Spagnolo did not immediately respond to an email seeking comment Wednesday.
Using the username “AlphaRacoon,” Spagnolo made more than $1.2 million by predicting that D4vd, the singer accused of murdering a teenage girl, would be the most searched person on Google in 2025, according to court documents.
When Spanulo bet on D4vd, the prediction market “assigned a near-zero probability” that the singer would be the top searched person on Google, prosecutors wrote.
“After winning, Spagnuolo took deliberate steps to conceal his illegal use of nonpublic information by obscuring the source and ownership of the illegal proceeds,” the complaint says.
A Google spokesperson said the company is cooperating with law enforcement.
“The employee accessed our marketing materials using tools available to all employees, and using such confidential information to place bets is a serious violation of our policies,” the spokesperson said in a statement, adding that the employee has since been placed on administrative leave.
A Polymarket spokesperson said in a statement that the platform is “the only prediction platform whose collaboration has ever led to insider trading charges in the United States.”
“We are committed to maintaining accurate, fair and transparent markets, enforcing rules and cooperating with regulators and law enforcement,” the spokesperson said.

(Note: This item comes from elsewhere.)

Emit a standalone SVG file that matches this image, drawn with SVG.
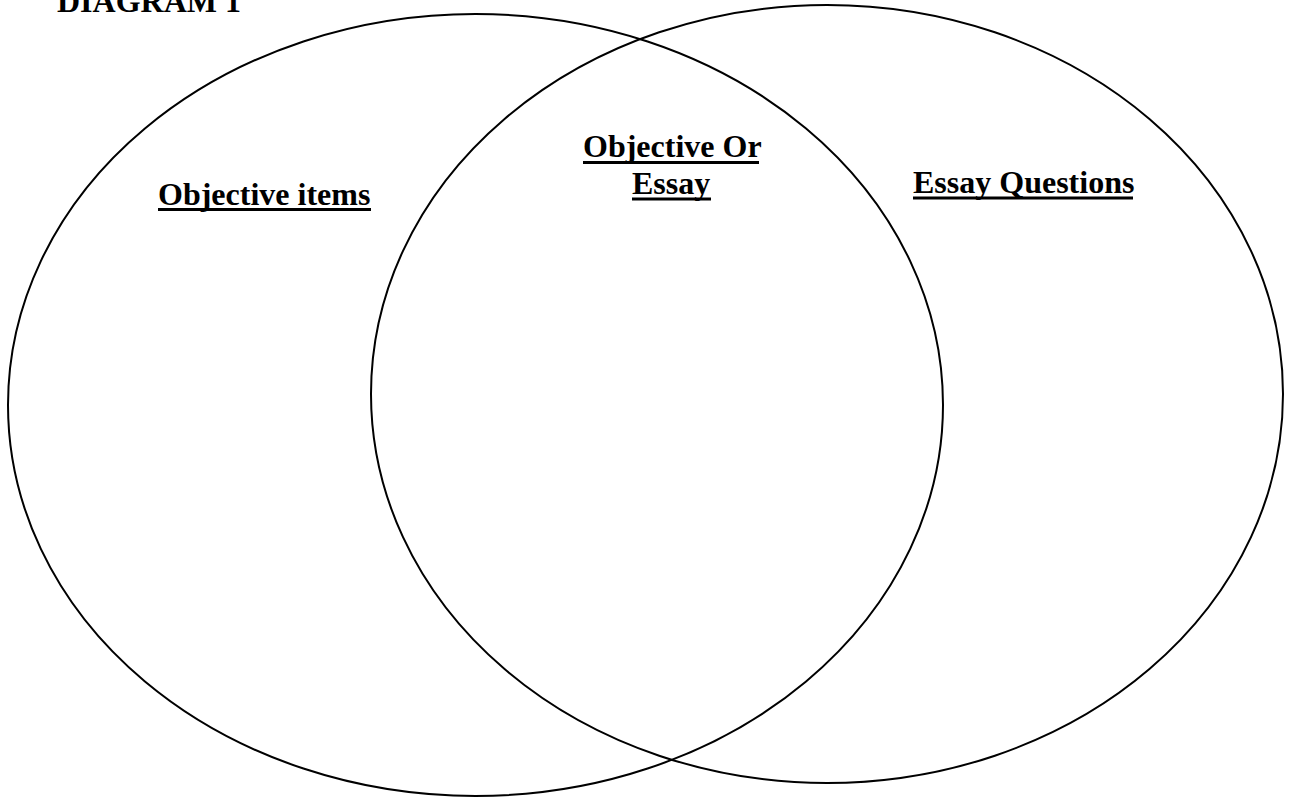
<svg xmlns="http://www.w3.org/2000/svg" width="1289" height="799" viewBox="0 0 1289 799">
<style>
.ring{fill:none;stroke:#000;stroke-width:2}
.lbl{font-family:"Liberation Serif","Times New Roman",serif;font-weight:bold;font-size:32px;fill:#000}
.ul{stroke:#000;stroke-width:3}
</style>
<rect width="1289" height="799" fill="#fff"/>
<text class="lbl" x="57" y="12">DIAGRAM 1</text>
<g id="left-set">
<ellipse class="ring" cx="475.5" cy="405" rx="467.5" ry="391"/>
<text class="lbl" x="158" y="205">Objective items</text>
<line class="ul" x1="158" y1="209.5" x2="371" y2="209.5"/>
</g>
<g id="right-set">
<ellipse class="ring" cx="827" cy="394" rx="456" ry="389"/>
<text class="lbl" x="913" y="193">Essay Questions</text>
<line class="ul" x1="913" y1="198" x2="1133" y2="198"/>
</g>
<g id="overlap">
<text class="lbl" x="583" y="157">Objective Or</text>
<line class="ul" x1="583" y1="162.5" x2="759" y2="162.5"/>
<text class="lbl" x="632" y="194">Essay</text>
<line class="ul" x1="632" y1="199" x2="711" y2="199"/>
</g>
<g id="connectors"/>
</svg>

In April, federal authorities arrested and charged a U.S. special forces soldier with using classified information about the attack that ousted Venezuelan Nicolas Maduro from public office to gamble on the political market. The soldier, Gannon Ken Van Dyke, has pleaded not guilty to the federal charges.
In a statement Wednesday, Jay Clayton, the U.S. attorney for the Southern District of New York, derided “greedy” insider trading and said it “undermines the integrity of the market.”
“Today’s indictment reinforces the decades-old message that corporate insiders cannot exploit confidential business information to profit in the marketplace,” he said.